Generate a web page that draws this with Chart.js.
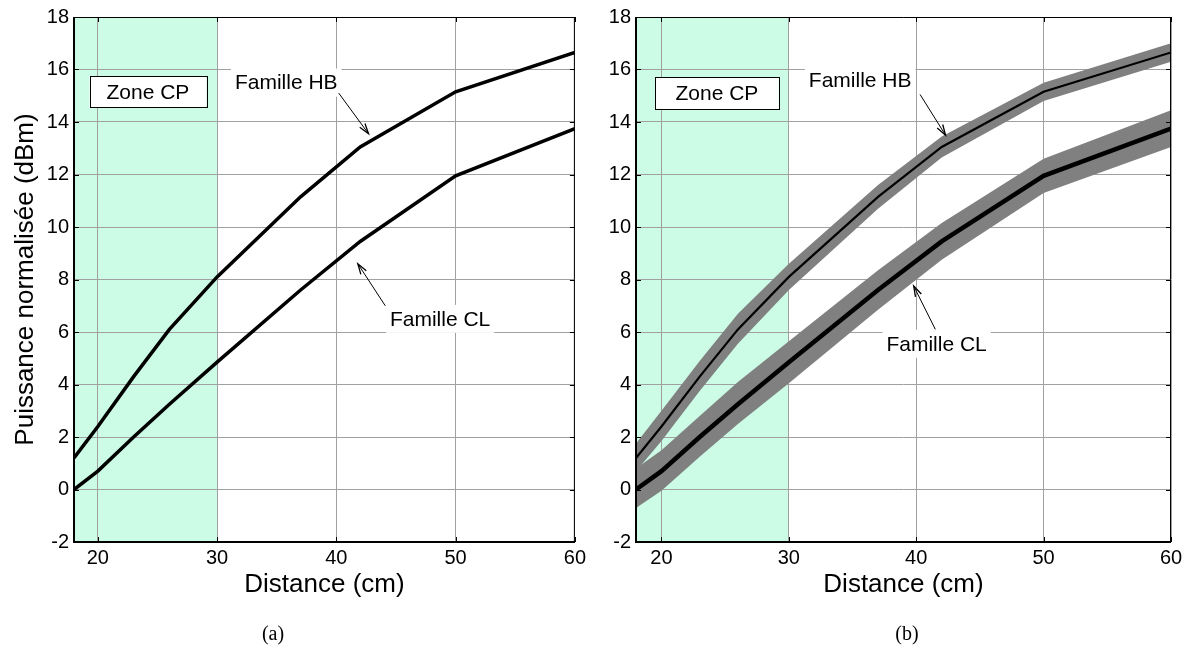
· · · · · · ·
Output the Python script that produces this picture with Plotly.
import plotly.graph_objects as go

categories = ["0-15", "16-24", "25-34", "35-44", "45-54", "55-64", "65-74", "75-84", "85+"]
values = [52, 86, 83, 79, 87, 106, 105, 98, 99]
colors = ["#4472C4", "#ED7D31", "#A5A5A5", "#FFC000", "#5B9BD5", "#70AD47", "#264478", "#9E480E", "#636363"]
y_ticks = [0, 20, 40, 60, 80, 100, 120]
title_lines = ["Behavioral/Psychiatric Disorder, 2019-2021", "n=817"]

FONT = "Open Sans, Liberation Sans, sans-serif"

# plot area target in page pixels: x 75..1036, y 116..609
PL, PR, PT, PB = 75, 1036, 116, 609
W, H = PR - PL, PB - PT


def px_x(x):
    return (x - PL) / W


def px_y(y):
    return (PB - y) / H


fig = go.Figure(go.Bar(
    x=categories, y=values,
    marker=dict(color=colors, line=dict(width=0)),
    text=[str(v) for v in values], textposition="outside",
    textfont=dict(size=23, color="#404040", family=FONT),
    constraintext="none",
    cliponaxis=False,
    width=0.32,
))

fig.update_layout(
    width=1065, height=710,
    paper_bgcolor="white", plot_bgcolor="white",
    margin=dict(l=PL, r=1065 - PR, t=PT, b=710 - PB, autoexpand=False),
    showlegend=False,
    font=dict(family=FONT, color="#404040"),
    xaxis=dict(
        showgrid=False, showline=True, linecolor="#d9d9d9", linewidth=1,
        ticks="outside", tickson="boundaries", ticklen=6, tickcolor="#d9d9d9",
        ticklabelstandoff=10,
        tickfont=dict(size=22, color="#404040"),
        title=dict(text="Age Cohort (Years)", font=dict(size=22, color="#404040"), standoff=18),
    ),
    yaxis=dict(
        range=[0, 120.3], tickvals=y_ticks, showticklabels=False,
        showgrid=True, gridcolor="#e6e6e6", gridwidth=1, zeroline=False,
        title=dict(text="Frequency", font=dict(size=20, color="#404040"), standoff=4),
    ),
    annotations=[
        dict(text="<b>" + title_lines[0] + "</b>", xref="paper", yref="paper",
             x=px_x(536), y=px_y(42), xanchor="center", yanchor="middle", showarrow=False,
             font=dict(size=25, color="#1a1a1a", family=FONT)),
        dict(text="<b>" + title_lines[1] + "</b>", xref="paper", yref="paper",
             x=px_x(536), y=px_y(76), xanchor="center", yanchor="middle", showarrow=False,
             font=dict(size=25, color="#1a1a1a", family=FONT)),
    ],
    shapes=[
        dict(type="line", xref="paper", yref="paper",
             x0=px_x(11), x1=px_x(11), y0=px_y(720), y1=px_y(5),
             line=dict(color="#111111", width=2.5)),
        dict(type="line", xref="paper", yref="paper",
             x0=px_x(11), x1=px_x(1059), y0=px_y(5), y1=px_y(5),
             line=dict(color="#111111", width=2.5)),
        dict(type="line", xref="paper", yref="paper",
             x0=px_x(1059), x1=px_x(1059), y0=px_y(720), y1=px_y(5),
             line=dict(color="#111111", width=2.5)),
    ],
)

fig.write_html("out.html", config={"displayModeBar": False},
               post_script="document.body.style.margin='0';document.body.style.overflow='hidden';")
· · · · · · ·
__Goal of the exercise__
What is the number of lines holding the word "that"? State it alone.

__Exercise answer__
2